Which analysis

#1
Hello All,

I am currently analysing my experimental data on postharvest storage of pears.
Lets say that I had 2 fcators (light treatment and cold storage duration). First, light treatment with 3 level of lighting intensity (0, 30 and 50 micromole per second). I grew my pears in this 3 different light treatments. After harvest I stored pears from this 3 different treatment in 4 different cold storage intensities (0 day, 5 days. 10, and 15 days). After each cold storage. The pears are subsequently stored at 20 degress for 15 days. During this storage at 20 degress, I evaluated the quality of the pears on day 0, 3, 5,10 and 15 days. Since I only used non-destructive analysis, I could follow the same pears from each cold storage and light treatment combination during quality evaluation.
If I would like to see if there any differences between light treatment and cold storage intensity and their interaction in any particular day ( 0, 3, 5,10 and 15 days) during storage at 20 degrees, which statistical analysis should I used? I was thinking to apply mixed-anova but it seems not suitable in my case.
Any suggestion/explanation will be much appreciated!

Best,
Abu
 
#3
Hi Greta!

Thanks for your reply.
I think mixed anova is not relevant because I have more than 2 independent variables [light treatment, cold storage intensity, shelf life duration (days)]. Or perhaps the problem is that I didn't know how to do it with my statistical software (SPSS)?

I randomised the pears harvested from the same light treatment and then assigned them to different cold storage intentsity.
 
#4
I think mixed anova is not relevant because I have more than 2 independent variables [light treatment, cold storage intensity, shelf life duration (days)].
Of course you can have several fixed effects and several random effects in one model .
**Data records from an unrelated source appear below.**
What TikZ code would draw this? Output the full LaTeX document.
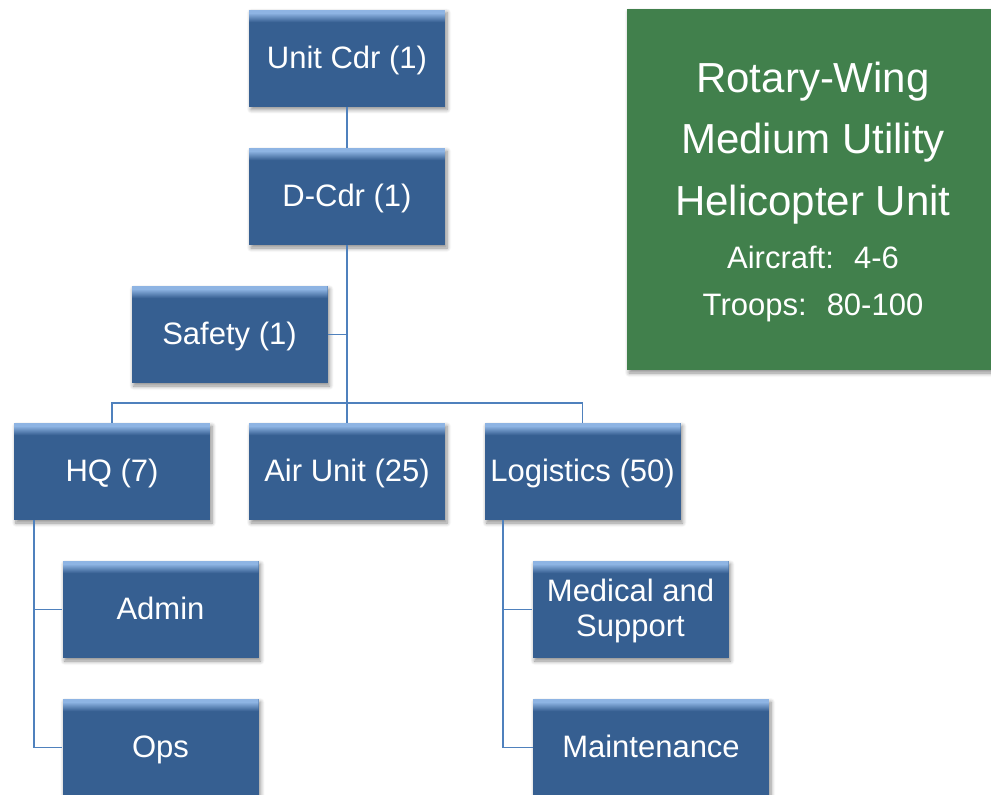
\documentclass[tikz,border=0pt]{standalone}
\usepackage{fontspec}
\setmainfont{Liberation Sans}
\usetikzlibrary{shadows.blur}
\definecolor{boxblue}{RGB}{54,95,145}
\definecolor{boxtop}{RGB}{142,180,227}
\definecolor{linkblue}{RGB}{79,129,189}
\definecolor{rwgreen}{RGB}{65,128,76}
\begin{document}
\begin{tikzpicture}[x=1pt,y=-1pt,
  softshadow/.style={blur shadow={shadow xshift=2pt, shadow yshift=-3pt, shadow blur steps=6, shadow opacity=45, shadow blur radius=4pt}},
  orgbox/.style={rectangle, fill=boxblue, text=white, minimum width=196pt, minimum height=97pt,
    inner sep=2pt, align=center, font=\fontsize{31}{35}\selectfont, softshadow,
    text height=24pt, text depth=4pt,
    path picture={
      \foreach \i [evaluate=\i as \p using {max(0,min(100,(\i-3)*11))}] in {0,...,12}
        \fill[boxblue!\p!boxtop]
          ([yshift=-\i pt]path picture bounding box.north west) rectangle
          ([yshift=-\i pt-1.3pt]path picture bounding box.north east);}},
  link/.style={draw=linkblue, line width=1.8pt},
  bigtxt/.style={anchor=base, text=white, inner sep=0pt, font=\fontsize{42}{50}\selectfont},
  smalltxt/.style={anchor=base, text=white, inner sep=0pt, font=\fontsize{31}{36}\selectfont}]
\useasboundingbox (0,0) rectangle (991,795);
% green info box
\node[fill=rwgreen, minimum width=372pt, minimum height=361pt, inner sep=0pt, softshadow] (rw) at (813,189.5) {};
\node[bigtxt] (rw1) at (813,92) {Rotary-Wing};
\node[bigtxt] (rw2) at (813,153) {Medium Utility};
\node[bigtxt] (rw3) at (813,215) {Helicopter Unit};
\node[smalltxt] (rw4) at (813,268) {Aircraft:~ 4-6};
\node[smalltxt] (rw5) at (813,315) {Troops:~ 80-100};
% org boxes
\node[orgbox] (uc) at (347,58) {Unit Cdr (1)};
\node[orgbox] (dc) at (347,196.5) {D-Cdr (1)};
\node[orgbox] (safety) at (229.5,334.5) {Safety (1)};
\node[orgbox] (hq) at (112,471.5) {HQ (7)};
\node[orgbox] (air) at (347,471.5) {Air Unit (25)};
\node[orgbox] (log) at (582.5,471.5) {Logistics (50)};
\node[orgbox] (admin) at (160.5,609.5) {Admin};
\node[orgbox] (ops) at (160.5,747.5) {Ops};
\node[orgbox, text height=, text depth=2.5pt] (med) at (630.5,609.5) {Medical and\\Support};
\node[orgbox, minimum width=236pt] (maint) at (651,747.5) {Maintenance};
% connectors
\coordinate (bar) at (347,403);
\coordinate (hqs) at ([xshift=20pt]hq.south west);
\coordinate (logs) at ([xshift=19pt]log.south west);
\draw[link] (uc.south) -- (dc.north);
\draw[link] (dc.south) -- (bar);
\draw[link] (safety.east) -- (safety.east -| dc.south);
\draw[link] (hq.north) |- (bar) -| (log.north);
\draw[link] (bar) -- (air.north);
\draw[link] (hqs) |- (admin.west);
\draw[link] (hqs) |- (ops.west);
\draw[link] (logs) |- (med.west);
\draw[link] (logs) |- (maint.west);
\end{tikzpicture}
\end{document}
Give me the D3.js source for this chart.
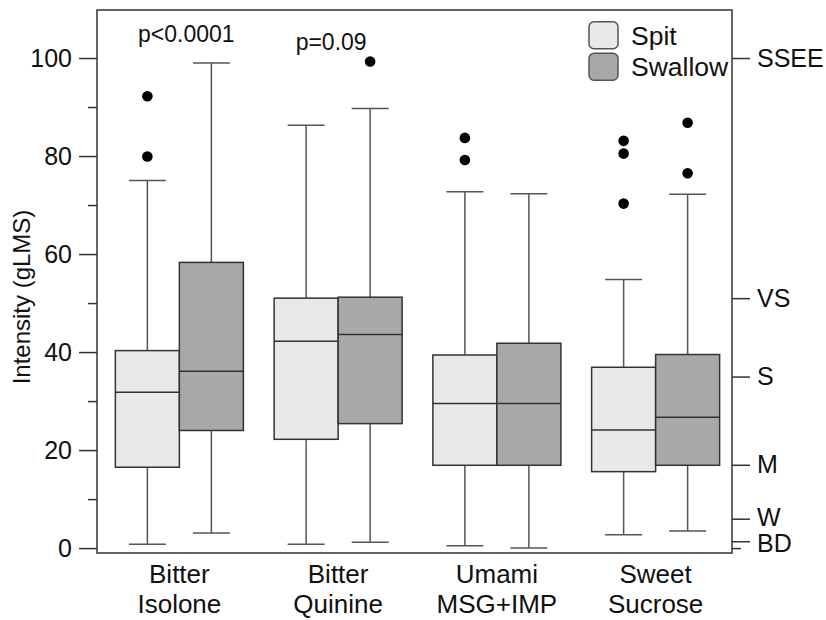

I randomised the pears harvested from the same light treatment and then assigned them to different cold storage intentsity.

I grew my pears in this 3 different light treatments.

If you talk about pears, the kind of fruit that grows on trees, then I assume that you could only randomize the whole tree to a specific light treatment. Is that correct? On the other hand you could randomize each pear (from within a tree) to different storage intensities.
 
#5
Hi Greta!
Thanks for your answer.
Exactly, I randomised the whole pear tree.
Another question, can we follow up significant interaction with a posthoc analysis using LSD test? And then, when we make graph of each storage intensities which plot dependent variable as function of time can we only report one general LSD value? I prefer to do that than to give letters or stars to show significant different in each time point in the graph.

Thanks in advance!
 
#6
can we follow up significant interaction with a posthoc analysis using LSD test?
To do an LSD is just to do a t-test, as far as I remember it.

You can do an overall test if there is an interaction. But interactions are very difficult to interpret. So you would need to test the sum of main effects plus interaction.

(So if you have 3 levels of A and 3 levels of B then you have 9 (=3*3) effects in total with main effects of A plus main effects of B plus interaction effects.)

when we make graph of each storage intensities which plot dependent variable as function of time can we only report one general LSD value?
To make a diagram is the more modern way.